El gobierno fujimorista habría logrado comprobar en las últimas semanas que las presiones de la OEA tienen serias limitaciones políticas y diplomáticas, que las amenazas de corte de ayuda económica por Estados Unidos descienden al final a los recovecos de los mutuos intereses bilaterales y regionales, tornando imposible su ejecución, y que las declaraciones de algunos países de la Comunidad Europea, si bien moderados en unos casos, y demasiado duros en otros, difícilmente confluyen en una votación institucional.

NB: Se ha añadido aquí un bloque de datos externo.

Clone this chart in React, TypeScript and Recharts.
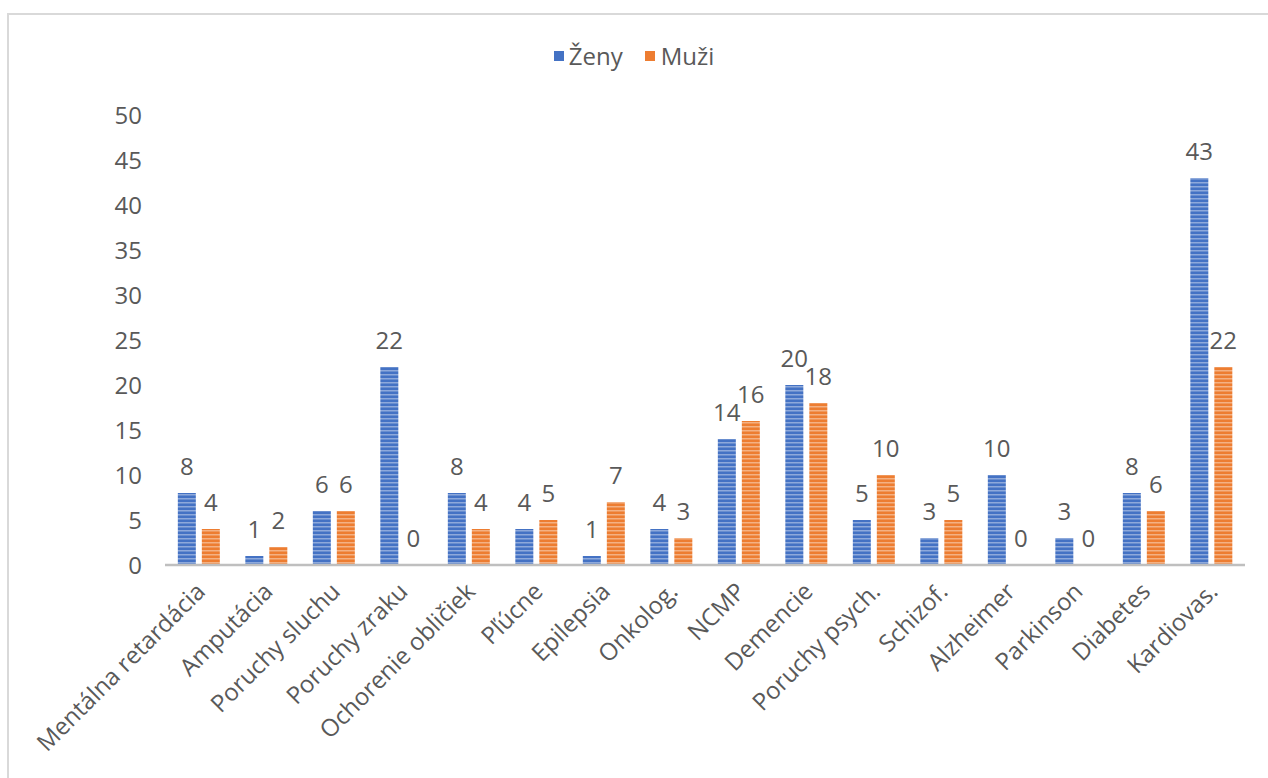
import React from 'react';
import { BarChart, Bar, XAxis, YAxis, Legend, LabelList } from 'recharts';

const categories = [
  'Mentálna retardácia', 'Amputácia', 'Poruchy sluchu', 'Poruchy zraku', 'Ochorenie obličiek',
  'Pľúcne', 'Epilepsia', 'Onkolog.', 'NCMP', 'Demencie', 'Poruchy psych.', 'Schizof.',
  'Alzheimer', 'Parkinson', 'Diabetes', 'Kardiovas.',
];
const zeny = [8, 1, 6, 22, 8, 4, 1, 4, 14, 20, 5, 3, 10, 3, 8, 43];
const muzi = [4, 2, 6, 0, 4, 5, 7, 3, 16, 18, 10, 5, 0, 0, 6, 22];
const yTicks = [0, 5, 10, 15, 20, 25, 30, 35, 40, 45, 50];

const data = categories.map((name, i) => ({ name, zeny: zeny[i], muzi: muzi[i] }));

const FONT = '"Open Sans", sans-serif';
const TEXT = '#595959';
const FS = 24;

const XTick = (props: any) => {
  const { x, y, payload } = props;
  return (
    <text
      x={x + 8}
      y={y + 20}
      transform={`rotate(-45, ${x + 8}, ${y + 20})`}
      textAnchor="end"
      fill={TEXT}
      fontSize={FS}
      fontFamily={FONT}
    >
      {payload.value}
    </text>
  );
};

const LegendContent = () => (
  <div style={{ display: 'flex', justifyContent: 'center', fontFamily: FONT, fontSize: FS, color: TEXT, lineHeight: '24px' }}>
    <span style={{ display: 'flex', alignItems: 'center', marginRight: 22 }}>
      <span style={{ width: 10, height: 10, background: '#4472C4', marginRight: 5 }} />Ženy
    </span>
    <span style={{ display: 'flex', alignItems: 'center' }}>
      <span style={{ width: 10, height: 10, background: '#ED7D31', marginRight: 6 }} />Muži
    </span>
  </div>
);

const App = () => {
  return (
    <div style={{ position: 'absolute', left: 0, top: 0, width: 1268, height: 778, background: '#fff', overflow: 'hidden' }}>
      <div style={{ position: 'absolute', left: 7, top: 13, width: 1300, height: 800, borderLeft: '2px solid #d9d9d9', borderTop: '2px solid #d9d9d9' }} />
      <BarChart
        width={1268}
        height={778}
        data={data}
        margin={{ top: 91, right: 23, bottom: 13, left: 0 }}
        barCategoryGap="19%"
        barGap={6}
        style={{ position: 'absolute', left: 0, top: 0 }}
      >
        <defs>
          <pattern id="stripeBlue" width="6" height="4" patternUnits="userSpaceOnUse">
            <rect width="6" height="4" fill="#4472C4" />
            <rect y="2" width="6" height="1.5" fill="#8EA9DB" />
          </pattern>
          <pattern id="stripeOrange" width="6" height="4" patternUnits="userSpaceOnUse">
            <rect width="6" height="4" fill="#ED7D31" />
            <rect y="2" width="6" height="1.5" fill="#F4B183" />
          </pattern>
        </defs>
        <Legend
          verticalAlign="top"
          height={24}
          content={LegendContent}
          wrapperStyle={{ top: 44, left: 0, width: 1268 }}
        />
        <XAxis
          dataKey="name"
          interval={0}
          height={200}
          tick={XTick}
          tickLine={false}
          axisLine={{ stroke: '#bfbfbf', strokeWidth: 2.5 }}
        />
        <YAxis
          width={165}
          domain={[0, 50]}
          ticks={yTicks}
          axisLine={false}
          tickLine={false}
          tickSize={0}
          tickMargin={23}
          tick={{ fill: TEXT, fontSize: FS, fontFamily: FONT }}
        />
        <Bar dataKey="zeny" fill="url(#stripeBlue)" minPointSize={0.1} isAnimationActive={false}>
          <LabelList dataKey="zeny" position="top" offset={18} fill={TEXT} fontSize={FS} fontFamily={FONT} />
        </Bar>
        <Bar dataKey="muzi" fill="url(#stripeOrange)" minPointSize={0.1} isAnimationActive={false}>
          <LabelList dataKey="muzi" position="top" offset={18} fill={TEXT} fontSize={FS} fontFamily={FONT} />
        </Bar>
      </BarChart>
    </div>
  );
};

export default App;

¿Qué es capaz de meterle miedo a un régimen que se ufana de haberle legado al Perú una victoria sobre el terrorismo (ejemplo para América Latina y el mundo) y una estabilidad económica que recién en los últimos años está acusando sus peores golpes a través de una fuerte y peligrosa recesión, unida a graves indefiniciones en el modelo original? Por ahora no hay una respuesta clara a esta pregunta. Lo cierto es que, por encima de tantas fechorías ilegales y anticonstitucionales y por encima de los desafíos últimos de una oposición que ha logrado, aunque sin estructuras sólidas, una buena base de respuesta social, el sistema político fujimorista se abre paso, con cierta tranquilidad, hacia un período presidencial que en abril y mayo parecía escapársele de las manos ante un Toledo que arremetía, a muy poca distancia, en las encuestas, y hasta en las ánforas, en unas elecciones que se recordarán siempre como las más desiguales y las menos libres de nuestra historia.